I am loving being an early-ish adopter.
I certainly was not first but I am hanging in there even though not everything is perfect yet.
I could jump onto a suite of salesforce.com products that do all of this but I am loving Asana for projects and Nimble for CRM – really social CRM.
The only thing that is lacking in both is a state of the art mobile app, they are coming, then they are coming and when they get here….
I spend a lot of time on the go at events and travelling, I work on tube trains and in co-working spaces. I decided long ago that reading the metro newspaper on the train was a crap use of time. Also it is amazing how much you get done on aeroplanes and trains.
I quickly brought into the Nimble and Asana products, it was partly to do with the functionality. Nimble is “simples” to get started, to connect to your social networks and is not the car crash that others social CRM’s have been.
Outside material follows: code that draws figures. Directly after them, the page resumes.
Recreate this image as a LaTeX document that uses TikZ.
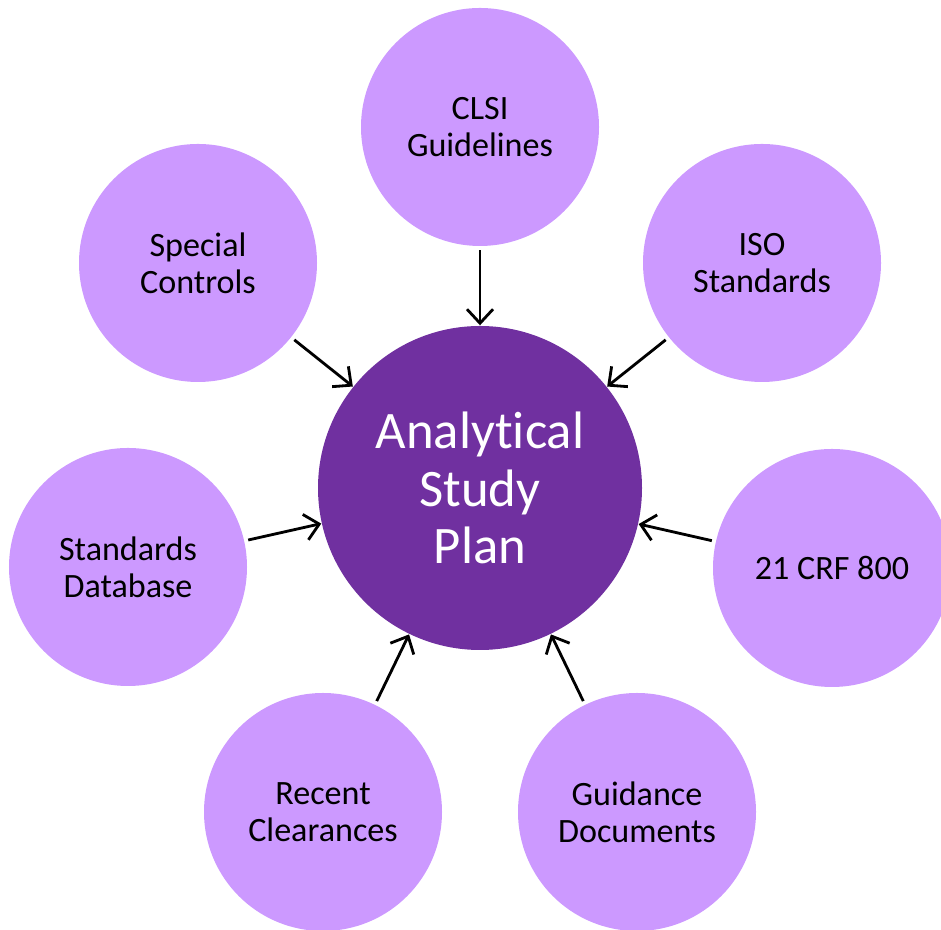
\documentclass[tikz,border=0pt]{standalone}
\usepackage{fontspec}
\setmainfont{Carlito}[Ligatures=NoCommon]
\usetikzlibrary{arrows.meta}

\definecolor{lightpurple}{HTML}{CC99FF}
\definecolor{darkpurple}{HTML}{7030A0}

\begin{document}
\begin{tikzpicture}
                \useasboundingbox (0,0) rectangle (9.41,9.30);
                \begin{scope}[every node/.style={circle,fill=lightpurple,minimum size=2.38cm,inner sep=1,align=center,font=\fontsize{9.7}{10.6}\selectfont}]
                        \node [fill=darkpurple,text=white,minimum size=3.24cm,font=\fontsize{15}{16.3}\selectfont] (ASP) at (4.80,4.42) {Analytical\\Study\\Plan};
                        \node (CLSI) at (4.80,8.03) {CLSI\\Guidelines};
                        \node (SC) at (1.98,6.67) {Special\\Controls};
                        \node (ISO) at (7.62,6.67) {ISO\\Standards};
                        \node (SDB) at (1.28,3.63) {Standards\\Database};
                        \node (CRF) at (8.32,3.62) {21 CRF 800};
                        \node (RC) at (3.23,1.18) {Recent\\Clearances};
                        \node (GD) at (6.37,1.18) {Guidance\\Documents};
                \end{scope}

                \begin{scope}[every path/.style={line width=0.8pt, ->, >={Straight Barb[length=1.4mm,width=2.6mm]}, shorten <=1pt}]
                        \path (CLSI) edge (ASP);
                        \path (SC) edge (ASP);
                        \path (ISO) edge (ASP);
                        \path (SDB) edge (ASP);
                        \path (CRF) edge (ASP);
                        \path (RC) edge (ASP);
                        \path (GD) edge (ASP);
                \end{scope}
\end{tikzpicture}
\end{document}
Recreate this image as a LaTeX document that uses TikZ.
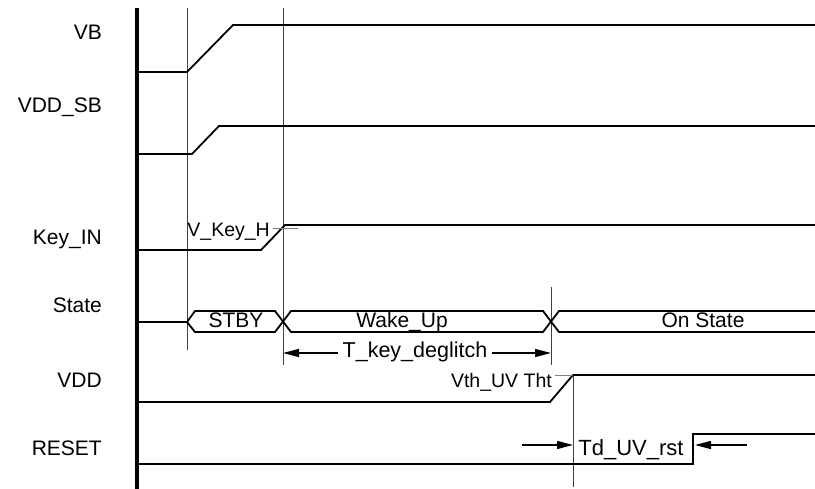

Asana is just really rocking fast on-line – you can blaze through a list and the assign what to do. I am secretly addicted to organizing rather than doing the actual work so the path of least resistance is vital for me!
But mostly it is the culture, Nimble is by Jon who founded Goldmine and the boys from Asana came from facebook.
As Lisa Gansky says in her TED talk “Zip car early on worked out that a product is souvenir and a xxxxx. Also that Zip car is not a car company it is an information company.
If you listen to Jon talking in most interviews he says that CRM will go away and we will be social connected. I agree and this is where my head is. Asana seem addicted to speed, collaboration and communication, as their roots are in facebook (see this talk here) they are about people not and tech. They talk about people doing “work about work” and Jon talks about the same notion with CRM and sales – it produces work about work.
I have used apps developed by tech people not users, I know people who work as developers on some of the worlds best know games and brands and do everything in Google docs if they were asked to build a project management app they’d dive.